25 March 2024


Cwmcowddu, a mixed farm located in Llangadog, North Carmarthenshire and run by Sian, Aled and Rhodri Davies, is part of the Farming Connect ‘Our Farms’ initiative. 

As part of this initiative, Cwmcowddu in collaboration with Dr. Delana Davies, Farming Connect Cross Sector Manager, identified an opportunity to improve profitability. While milk production had increased, feed costs were high. To address this, they embarked on a project to evaluate and improve feed efficiency.

The project focused on balancing the forages available with appropriate concentrate feeds and creating a precisely formulated Total Mixed Ration (TMR) for milking cows. Grass silage formed the base of the TMR, supplemented with maize silage, a protein blend, and parlour concentrates.
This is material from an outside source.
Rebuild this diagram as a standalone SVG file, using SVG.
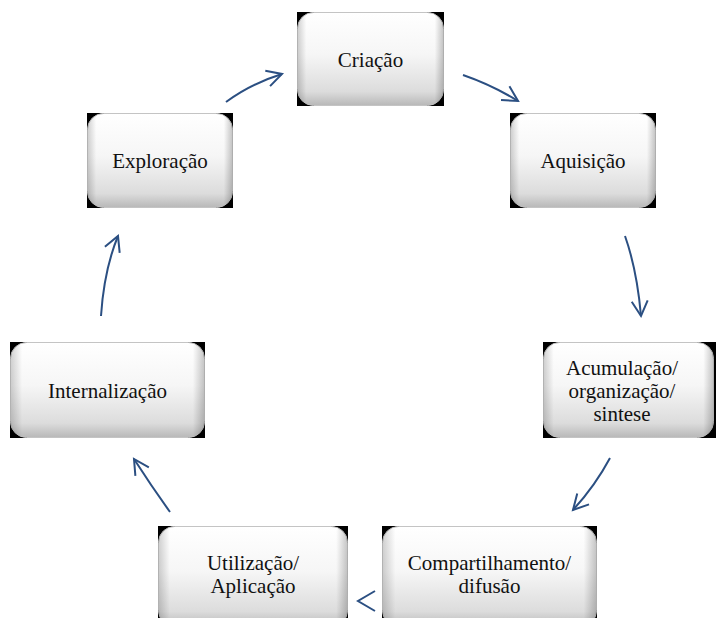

Blood tests on various cow groups revealed an important finding: dry cows were struggling with energy deficiencies. In response, the dry cow ration was adjusted to include better quality forage and additional dry cow rolls in the late pregnancy period.

The farm will monitor key performance indicators (KPIs) like milk yields, feed intake, and fertility to assess progress towards improved feed efficiency. Early signs are positive – fertility appears to have improved with the introduction of maize silage. However, to maintain milk production with the lower protein content of maize silage, a protein blend remains necessary. As a long-term solution, Cwmcowddu plans to grow red clover for silage, aiming to reduce reliance on purchased protein sources.

This project demonstrates the value of data-driven decision making in dairy farming. By analysing feed use and cow health, the Davies family at Cwmcowddu is taking steps to optimize feed efficiency, leading to a more profitable and sustainable dairy operation. This project aligns perfectly with the goals of the Farming Connect ‘Our Farms’ initiative by sharing valuable insights and contributing to advancements in Welsh dairy farming.

Dr. Delana Davies, Farming Connect Cross Sector Manager, emphasized the importance of blood metabolic testing and that by ensuring rations meet expectations leads to better outcomes whilst improving efficiency and lowering costs and carbon footprint.

“It is good practice to carry out blood metabolic testing once cows have settled on a least cost formulated ration at the beginning of the winter-feeding period.”

“Ensuring that the rations and cows are delivering as expected will give the best outcomes in terms of milk yield, milk quality, fertility and health, together with improving efficiency and lowering the costs and the carbon footprint of the milk produced.”